The fact Architecture hasn’t managed to define itself vis-à-vis Nature makes me suspect something more deep-seated is amiss. It’s an ongoing and troubled relationship with identity issues at its core. It’s as if Architecture is in denial, as if its very existence – or at least its self-image – is threatened by acknowledging and accepting the reality that buildings are not natural. This denial extends to language and cognitive frameworks when building –the noun –  is said to be the opposite of Architecture, and build-ing – the verb – is claimed to be the opposite of creating.

Lovely as St. Petersburg is for the casual summer tourist, I’m not sorry to be living in a place where public spaces aren’t dominated by self-important monuments and buildings aren’t graced by caryatids and atlantides. I’m untroubled by the Islamic prohibition on reproductions of the human form. If God indeed holds the copyright I only wish He’d extend its scope to include rocks and assorted landforms, trees, plants, leaves, animals, birds, fish and insects.

Architecture as metaphor for Nature

Organic architecture is a metaphor because buildings are, by and large, made of inorganic material. They have more in common with each other than they ever will with Nature.

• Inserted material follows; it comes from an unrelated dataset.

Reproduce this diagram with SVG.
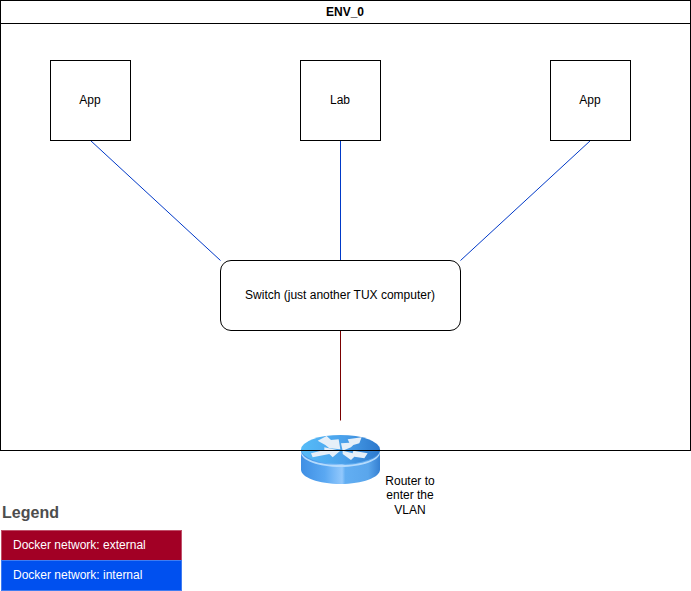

“Organic architecture” was and still is unquestionably thought to be a good thing. The concept entered architectural lore via Thoreau’s 1854 book Walden that was wildly popular by the time Frank Lloyd Wright was old enough to read. The term is still in use and used to justify all manner of crimes against not only Nature but Architecture as well.

Architecture as substitute for Nature

Green roofs seemed like a good idea to begin with. They had the potential to act as rainwater runoff buffers and add a much-needed biodiversity to urban areas. These important roles were sidelined as architects and clients discovered green roofs were a relatively inexpensive, attractive and popular means of projecting an apparent environmental wokeness. There’s no lack of examples. Here’s one I would expect and hope is a biofuel plant. [c.f. The Demise of the Green Roof]

A variant substitute for Nature is the green wall or “living wall”. These first entered architectural consciousness with Jean Nouvel’s 2006 Musée du Quai Branly.

Despite being more high maintenance than actual Nature ever was, the concept of living walls shot around the world as a space-saving representation of environmental wokeness. Now, every city has at least one dead living wall adorning either an IBIS hotel or a sustainability awareness centre.

Stefano Boeri’s 2014 Bosco Verticale in Milan was doing very well last time I saw it. I put this down to the residents taking responsibility for the care of the plants outside their windows, something I think the Milanese like to do anyway.